NRA Hypocrisy

A big thing that hit the gaming news world this week was that the National Rifle Association (NRA) in America had released a game app on to Apple’s iOS system that used a variety of weapons in a shooting range. The game was rated for ages 4+ and up.

This app release comes weeks after the NRA condemned the video game industry over violent video games, which it blames the Sandy Hook tragedy. The NRA thinks that because Adam Lanza (the accused shooter) was a fan of Call of Duty that was enough to blame video games for his actions.

This isn’t the first time that the NRA has been so obviously hypocritical on the subject. After the shooting, the NRA came out and condemned video games but neglected to remember that in September 2006, they realised a PS2 game called “NRA Gun Club” which was rated 14+ ESRB. I’m not sure how the NRA has managed to remain so strict about their views and stare straight through their own hypocrisy.
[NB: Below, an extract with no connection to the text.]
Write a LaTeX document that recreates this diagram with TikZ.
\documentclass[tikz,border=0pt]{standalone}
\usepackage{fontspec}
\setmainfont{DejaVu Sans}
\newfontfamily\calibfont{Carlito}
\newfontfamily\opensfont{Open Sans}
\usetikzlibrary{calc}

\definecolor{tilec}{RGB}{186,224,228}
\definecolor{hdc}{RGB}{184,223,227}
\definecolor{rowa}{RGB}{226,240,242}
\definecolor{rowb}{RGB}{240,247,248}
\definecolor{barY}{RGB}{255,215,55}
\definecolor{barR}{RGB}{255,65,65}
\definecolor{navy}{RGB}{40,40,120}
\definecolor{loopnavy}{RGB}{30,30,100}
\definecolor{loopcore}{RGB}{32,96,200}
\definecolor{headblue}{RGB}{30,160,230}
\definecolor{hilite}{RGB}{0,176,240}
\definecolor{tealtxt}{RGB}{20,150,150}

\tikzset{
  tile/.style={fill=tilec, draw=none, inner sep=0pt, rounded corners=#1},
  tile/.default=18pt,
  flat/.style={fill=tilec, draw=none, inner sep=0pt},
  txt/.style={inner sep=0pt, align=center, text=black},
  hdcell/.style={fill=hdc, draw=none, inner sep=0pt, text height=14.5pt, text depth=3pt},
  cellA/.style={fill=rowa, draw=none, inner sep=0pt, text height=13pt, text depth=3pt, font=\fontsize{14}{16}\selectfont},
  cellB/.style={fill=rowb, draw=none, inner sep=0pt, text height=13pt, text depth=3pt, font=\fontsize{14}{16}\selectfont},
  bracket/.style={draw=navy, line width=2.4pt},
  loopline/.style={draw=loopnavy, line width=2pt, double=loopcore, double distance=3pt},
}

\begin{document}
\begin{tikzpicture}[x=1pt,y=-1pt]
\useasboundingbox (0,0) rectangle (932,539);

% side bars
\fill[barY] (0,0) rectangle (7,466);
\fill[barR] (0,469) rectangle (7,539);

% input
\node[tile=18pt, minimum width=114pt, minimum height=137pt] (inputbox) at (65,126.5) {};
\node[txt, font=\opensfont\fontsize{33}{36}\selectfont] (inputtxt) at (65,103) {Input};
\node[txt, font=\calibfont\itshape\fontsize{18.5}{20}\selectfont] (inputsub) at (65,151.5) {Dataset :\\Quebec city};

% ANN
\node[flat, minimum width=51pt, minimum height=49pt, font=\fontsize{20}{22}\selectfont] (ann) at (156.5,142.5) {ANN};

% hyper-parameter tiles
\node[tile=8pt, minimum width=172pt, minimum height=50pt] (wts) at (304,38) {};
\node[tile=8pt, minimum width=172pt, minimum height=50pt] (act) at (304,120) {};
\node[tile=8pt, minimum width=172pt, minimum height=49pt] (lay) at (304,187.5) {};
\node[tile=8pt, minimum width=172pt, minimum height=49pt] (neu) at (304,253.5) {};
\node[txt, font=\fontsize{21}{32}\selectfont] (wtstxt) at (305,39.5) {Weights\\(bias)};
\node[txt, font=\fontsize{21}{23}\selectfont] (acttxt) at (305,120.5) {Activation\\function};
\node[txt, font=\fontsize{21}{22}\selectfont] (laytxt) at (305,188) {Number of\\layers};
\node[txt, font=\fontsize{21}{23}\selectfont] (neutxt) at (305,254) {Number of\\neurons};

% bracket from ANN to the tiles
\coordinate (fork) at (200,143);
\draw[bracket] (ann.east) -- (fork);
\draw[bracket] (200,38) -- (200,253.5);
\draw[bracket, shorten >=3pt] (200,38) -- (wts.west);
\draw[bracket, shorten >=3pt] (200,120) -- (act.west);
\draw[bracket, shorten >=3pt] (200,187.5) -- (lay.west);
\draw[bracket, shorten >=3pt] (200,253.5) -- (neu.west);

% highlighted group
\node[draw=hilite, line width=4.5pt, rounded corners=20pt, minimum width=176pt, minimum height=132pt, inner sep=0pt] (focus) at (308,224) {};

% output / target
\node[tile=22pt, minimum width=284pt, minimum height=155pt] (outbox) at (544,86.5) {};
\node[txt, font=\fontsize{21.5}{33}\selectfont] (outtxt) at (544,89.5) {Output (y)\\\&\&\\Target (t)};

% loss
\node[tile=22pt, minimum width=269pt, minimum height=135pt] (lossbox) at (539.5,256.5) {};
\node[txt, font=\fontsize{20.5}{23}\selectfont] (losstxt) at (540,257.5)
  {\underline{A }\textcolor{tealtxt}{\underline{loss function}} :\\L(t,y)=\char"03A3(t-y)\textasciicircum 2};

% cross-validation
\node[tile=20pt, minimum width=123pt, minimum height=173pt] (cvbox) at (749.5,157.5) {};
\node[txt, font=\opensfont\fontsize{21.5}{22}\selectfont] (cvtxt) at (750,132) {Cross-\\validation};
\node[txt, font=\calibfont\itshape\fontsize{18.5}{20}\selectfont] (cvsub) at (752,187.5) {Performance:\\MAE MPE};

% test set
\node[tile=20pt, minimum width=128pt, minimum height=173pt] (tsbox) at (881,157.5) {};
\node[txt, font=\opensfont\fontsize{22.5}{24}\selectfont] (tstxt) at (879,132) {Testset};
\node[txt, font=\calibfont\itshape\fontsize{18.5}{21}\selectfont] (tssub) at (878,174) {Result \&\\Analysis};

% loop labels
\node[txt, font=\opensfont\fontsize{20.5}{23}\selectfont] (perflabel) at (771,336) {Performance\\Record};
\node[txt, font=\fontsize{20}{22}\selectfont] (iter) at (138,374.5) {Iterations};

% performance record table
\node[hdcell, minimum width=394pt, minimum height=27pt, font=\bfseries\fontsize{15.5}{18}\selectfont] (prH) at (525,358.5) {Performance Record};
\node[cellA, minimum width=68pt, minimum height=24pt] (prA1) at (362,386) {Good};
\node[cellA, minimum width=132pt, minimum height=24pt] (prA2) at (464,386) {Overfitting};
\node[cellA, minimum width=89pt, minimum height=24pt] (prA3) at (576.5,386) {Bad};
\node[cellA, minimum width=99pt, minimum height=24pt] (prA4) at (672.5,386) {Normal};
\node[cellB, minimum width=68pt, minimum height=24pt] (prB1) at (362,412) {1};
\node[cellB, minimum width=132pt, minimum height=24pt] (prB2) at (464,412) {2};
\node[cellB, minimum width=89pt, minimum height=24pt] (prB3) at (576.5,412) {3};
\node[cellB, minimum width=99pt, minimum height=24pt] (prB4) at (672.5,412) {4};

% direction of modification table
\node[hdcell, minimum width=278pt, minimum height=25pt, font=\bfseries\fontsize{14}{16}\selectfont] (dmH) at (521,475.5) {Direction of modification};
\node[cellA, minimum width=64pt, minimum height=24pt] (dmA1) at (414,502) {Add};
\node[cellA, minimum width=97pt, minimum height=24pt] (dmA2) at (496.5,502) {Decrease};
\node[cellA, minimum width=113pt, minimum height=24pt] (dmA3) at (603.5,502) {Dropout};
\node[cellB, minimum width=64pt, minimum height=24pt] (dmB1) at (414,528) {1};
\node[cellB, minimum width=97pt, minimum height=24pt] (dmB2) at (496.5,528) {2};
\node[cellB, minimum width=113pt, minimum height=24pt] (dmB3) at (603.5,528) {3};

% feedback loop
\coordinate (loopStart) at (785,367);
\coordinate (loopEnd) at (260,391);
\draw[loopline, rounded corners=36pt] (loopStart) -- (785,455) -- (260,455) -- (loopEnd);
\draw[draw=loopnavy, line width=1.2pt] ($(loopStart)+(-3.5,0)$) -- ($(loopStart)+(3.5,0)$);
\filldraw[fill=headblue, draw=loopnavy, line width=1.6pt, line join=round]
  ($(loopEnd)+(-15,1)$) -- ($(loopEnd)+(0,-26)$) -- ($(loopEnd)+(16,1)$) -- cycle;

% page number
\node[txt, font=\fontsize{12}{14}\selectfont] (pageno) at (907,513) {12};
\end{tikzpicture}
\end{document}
While I believe that there may be some truth to the idea that violent video games beget more violence, I don’t believe it’s the sole reason for the string of shootings that happen in America. There seems to be issues that run further than the superficial idea of video game violence. Mental health is a major player and so are the socio-economic situations these people are in.
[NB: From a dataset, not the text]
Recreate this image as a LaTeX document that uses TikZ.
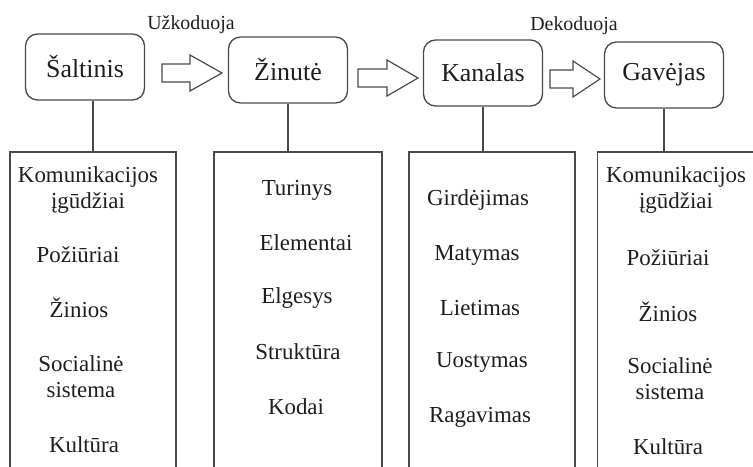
\documentclass[tikz,border=0pt]{standalone}
\usepackage{fontspec}
\setmainfont{LiberationSerif}[Extension=.ttf, UprightFont=*-Regular, BoldFont=*-Bold]
\usepackage{xcolor}
\usetikzlibrary{positioning}
\definecolor{linegray}{HTML}{4A4A4A}
\definecolor{textgray}{HTML}{1E1E1E}
% block arrow: start x, head x, tip x, middle y
\newcommand{\flowarrow}[4]{%
	\draw[flow] (#1,#4-9) -- (#2,#4-9) -- (#2,#4-18) -- (#3,#4) -- (#2,#4+18) -- (#2,#4+9) -- (#1,#4+9) -- cycle;}
\begin{document}
\begin{tikzpicture}[x=1bp,y=-1bp,
		stage/.style={draw=linegray, line width=1.3bp, rounded corners=12bp, minimum width=119bp, minimum height=66bp, inner sep=0pt, text=textgray, font=\rmfamily\fontsize{26}{30}\selectfont},
		panel/.style={draw=linegray, line width=1.3bp, minimum height=330bp, inner sep=0pt},
		item/.style={align=center, text=textgray, font=\rmfamily\fontsize{23}{26}\selectfont},
		verb/.style={text=textgray, font=\rmfamily\fontsize{20}{24}\selectfont},
		flow/.style={draw=linegray, line width=1.2bp, line join=miter},
		link/.style={draw=linegray, line width=1.3bp}
		]
		\useasboundingbox (0,0) rectangle (753,467);
		\clip (0,0) rectangle (753,467);
	
		% Etapai
		\node[stage] (src) at (85, 67) {Šaltinis};
		\node[stage] (msg) at (288, 70) {Žinutė};
		\node[stage] (chan) at (483, 73) {Kanalas};
		\node[stage] (recv) at (664, 75) {Gavėjas};
	
		\node[verb] (enc) at (191, 25) {Užkoduoja};
		\node[verb] (dec) at (574, 26) {Dekoduoja};
	
		% Rodyklės
		\flowarrow{162}{190}{222}{73}
		\flowarrow{358}{387}{418}{78}
		\flowarrow{550}{573}{600}{79}
	
		% Sąrašai
		\node[panel, minimum width=166bp] (srcbox) at (93, 317) {};
		\node[panel, minimum width=168bp] (msgbox) at (298, 317) {};
		\node[panel, minimum width=166bp] (chanbox) at (492, 317) {};
		\node[panel, minimum width=177bp] (recvbox) at (686, 317) {};
	
		\draw[link] (srcbox.north) -- (srcbox.north |- src.south);
		\draw[link] (msg.south) -- (msg.south |- msgbox.north);
		\draw[link] (chan.south) -- (chan.south |- chanbox.north);
		\draw[link] (recv.south) -- (recv.south |- recvbox.north);
	
		% Šaltinis
		\node[item] (s1) at (88, 190) {Komunikacijos\\įgūdžiai};
		\node[item] (s2) at (78, 255) {Požiūriai};
		\node[item] (s3) at (79, 308) {Žinios};
		\node[item] (s4) at (81, 377) {Socialinė\\sistema};
		\node[item] (s5) at (84, 445) {Kultūra};
	
		% Žinutė
		\node[item] (m1) at (297, 190) {Turinys};
		\node[item] (m2) at (306, 243) {Elementai};
		\node[item] (m3) at (297, 298) {Elgesys};
		\node[item] (m4) at (298, 352) {Struktūra};
		\node[item] (m5) at (296, 407) {Kodai};
	
		% Kanalas
		\node[item] (c1) at (478, 200) {Girdėjimas};
		\node[item] (c2) at (477, 255) {Matymas};
		\node[item] (c3) at (480, 308) {Lietimas};
		\node[item] (c4) at (482, 362) {Uostymas};
		\node[item] (c5) at (480, 417) {Ragavimas};
	
		% Gavėjas
		\node[item] (r1) at (676, 190) {Komunikacijos\\įgūdžiai};
		\node[item] (r2) at (668, 258) {Požiūriai};
		\node[item] (r3) at (668, 312) {Žinios};
		\node[item] (r4) at (670, 379) {Socialinė\\sistema};
		\node[item] (r5) at (668, 447) {Kultūra};
	\end{tikzpicture}
\end{document}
President Obama has started to introduce stricter gun control laws, which I’m generally in favour for because I’ve seen it work here in Australia. After the Port Arthur massacre in 1996, the Australian government introduced harsher gun penalties. These laws have ensured that we haven’t had more tragedies like Port Arthur and we’re better for it.

Let’s hope our American friends can stop shifting blame and start actually trying to work towards a solution that encompasses everything involved.